> _Data block_
%%

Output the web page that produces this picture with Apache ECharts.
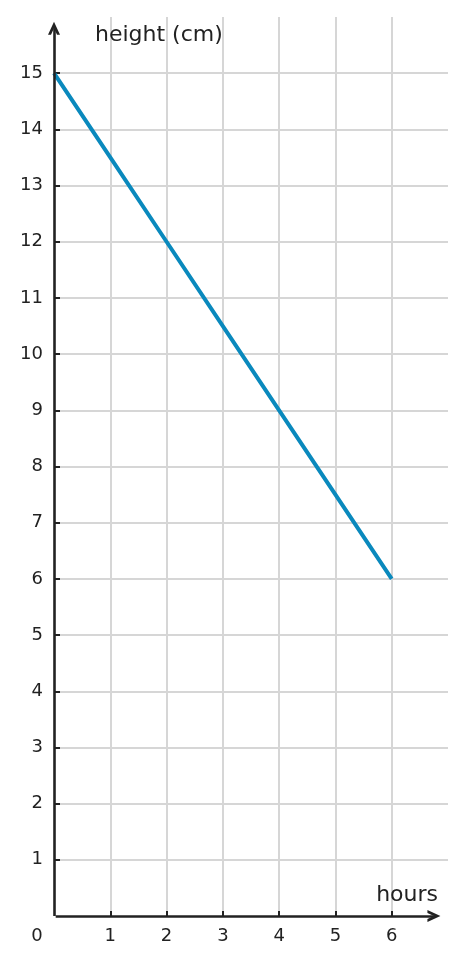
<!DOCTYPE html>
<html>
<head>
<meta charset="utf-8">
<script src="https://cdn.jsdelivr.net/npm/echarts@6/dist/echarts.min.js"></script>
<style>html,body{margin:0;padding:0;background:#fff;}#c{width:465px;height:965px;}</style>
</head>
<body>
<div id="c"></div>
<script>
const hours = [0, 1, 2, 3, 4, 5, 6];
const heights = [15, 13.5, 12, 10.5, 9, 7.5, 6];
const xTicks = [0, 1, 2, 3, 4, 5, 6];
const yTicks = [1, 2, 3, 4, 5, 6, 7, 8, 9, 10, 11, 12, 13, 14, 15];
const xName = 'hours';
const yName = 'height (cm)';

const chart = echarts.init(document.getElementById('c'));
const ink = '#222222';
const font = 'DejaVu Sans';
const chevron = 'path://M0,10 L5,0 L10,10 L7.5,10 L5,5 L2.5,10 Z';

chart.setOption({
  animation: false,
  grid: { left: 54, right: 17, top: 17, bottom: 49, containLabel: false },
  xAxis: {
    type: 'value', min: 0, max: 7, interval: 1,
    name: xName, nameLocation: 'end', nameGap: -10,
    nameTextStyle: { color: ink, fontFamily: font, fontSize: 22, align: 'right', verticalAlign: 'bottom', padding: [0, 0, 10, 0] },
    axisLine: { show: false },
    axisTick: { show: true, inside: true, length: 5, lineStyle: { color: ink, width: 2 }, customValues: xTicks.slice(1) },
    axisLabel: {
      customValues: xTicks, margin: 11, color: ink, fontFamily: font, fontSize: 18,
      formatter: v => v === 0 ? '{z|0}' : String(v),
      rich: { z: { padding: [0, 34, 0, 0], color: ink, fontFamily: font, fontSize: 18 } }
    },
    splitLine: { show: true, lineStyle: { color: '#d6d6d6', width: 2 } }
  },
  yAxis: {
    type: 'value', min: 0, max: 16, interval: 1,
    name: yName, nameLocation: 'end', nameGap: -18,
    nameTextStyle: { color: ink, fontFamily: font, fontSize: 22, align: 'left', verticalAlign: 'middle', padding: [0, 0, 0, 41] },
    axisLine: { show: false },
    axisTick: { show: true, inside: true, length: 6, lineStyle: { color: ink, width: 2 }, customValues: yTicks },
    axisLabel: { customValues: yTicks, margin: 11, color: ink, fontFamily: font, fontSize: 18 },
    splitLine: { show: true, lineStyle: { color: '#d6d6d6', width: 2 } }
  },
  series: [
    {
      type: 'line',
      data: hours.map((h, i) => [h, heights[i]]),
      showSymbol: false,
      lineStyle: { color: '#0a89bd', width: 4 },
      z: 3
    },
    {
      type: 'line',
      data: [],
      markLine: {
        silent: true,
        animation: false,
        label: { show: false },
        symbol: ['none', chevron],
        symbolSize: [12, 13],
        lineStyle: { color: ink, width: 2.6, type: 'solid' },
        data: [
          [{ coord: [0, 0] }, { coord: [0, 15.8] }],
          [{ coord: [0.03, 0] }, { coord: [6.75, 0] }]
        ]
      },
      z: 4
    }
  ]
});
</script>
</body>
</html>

%%

> _What you have to do_
Reproduce all of the data exactly, omitting each picture it holds.

> _Finished answer_
Output the web page that produces this picture with Apache ECharts.
<!DOCTYPE html>
<html>
<head>
<meta charset="utf-8">
<script src="https://cdn.jsdelivr.net/npm/echarts@6/dist/echarts.min.js"></script>
<style>html,body{margin:0;padding:0;background:#fff;}#c{width:465px;height:965px;}</style>
</head>
<body>
<div id="c"></div>
<script>
const hours = [0, 1, 2, 3, 4, 5, 6];
const heights = [15, 13.5, 12, 10.5, 9, 7.5, 6];
const xTicks = [0, 1, 2, 3, 4, 5, 6];
const yTicks = [1, 2, 3, 4, 5, 6, 7, 8, 9, 10, 11, 12, 13, 14, 15];
const xName = 'hours';
const yName = 'height (cm)';

const chart = echarts.init(document.getElementById('c'));
const ink = '#222222';
const font = 'DejaVu Sans';
const chevron = 'path://M0,10 L5,0 L10,10 L7.5,10 L5,5 L2.5,10 Z';

chart.setOption({
  animation: false,
  grid: { left: 54, right: 17, top: 17, bottom: 49, containLabel: false },
  xAxis: {
    type: 'value', min: 0, max: 7, interval: 1,
    name: xName, nameLocation: 'end', nameGap: -10,
    nameTextStyle: { color: ink, fontFamily: font, fontSize: 22, align: 'right', verticalAlign: 'bottom', padding: [0, 0, 10, 0] },
    axisLine: { show: false },
    axisTick: { show: true, inside: true, length: 5, lineStyle: { color: ink, width: 2 }, customValues: xTicks.slice(1) },
    axisLabel: {
      customValues: xTicks, margin: 11, color: ink, fontFamily: font, fontSize: 18,
      formatter: v => v === 0 ? '{z|0}' : String(v),
      rich: { z: { padding: [0, 34, 0, 0], color: ink, fontFamily: font, fontSize: 18 } }
    },
    splitLine: { show: true, lineStyle: { color: '#d6d6d6', width: 2 } }
  },
  yAxis: {
    type: 'value', min: 0, max: 16, interval: 1,
    name: yName, nameLocation: 'end', nameGap: -18,
    nameTextStyle: { color: ink, fontFamily: font, fontSize: 22, align: 'left', verticalAlign: 'middle', padding: [0, 0, 0, 41] },
    axisLine: { show: false },
    axisTick: { show: true, inside: true, length: 6, lineStyle: { color: ink, width: 2 }, customValues: yTicks },
    axisLabel: { customValues: yTicks, margin: 11, color: ink, fontFamily: font, fontSize: 18 },
    splitLine: { show: true, lineStyle: { color: '#d6d6d6', width: 2 } }
  },
  series: [
    {
      type: 'line',
      data: hours.map((h, i) => [h, heights[i]]),
      showSymbol: false,
      lineStyle: { color: '#0a89bd', width: 4 },
      z: 3
    },
    {
      type: 'line',
      data: [],
      markLine: {
        silent: true,
        animation: false,
        label: { show: false },
        symbol: ['none', chevron],
        symbolSize: [12, 13],
        lineStyle: { color: ink, width: 2.6, type: 'solid' },
        data: [
          [{ coord: [0, 0] }, { coord: [0, 15.8] }],
          [{ coord: [0.03, 0] }, { coord: [6.75, 0] }]
        ]
      },
      z: 4
    }
  ]
});
</script>
</body>
</html>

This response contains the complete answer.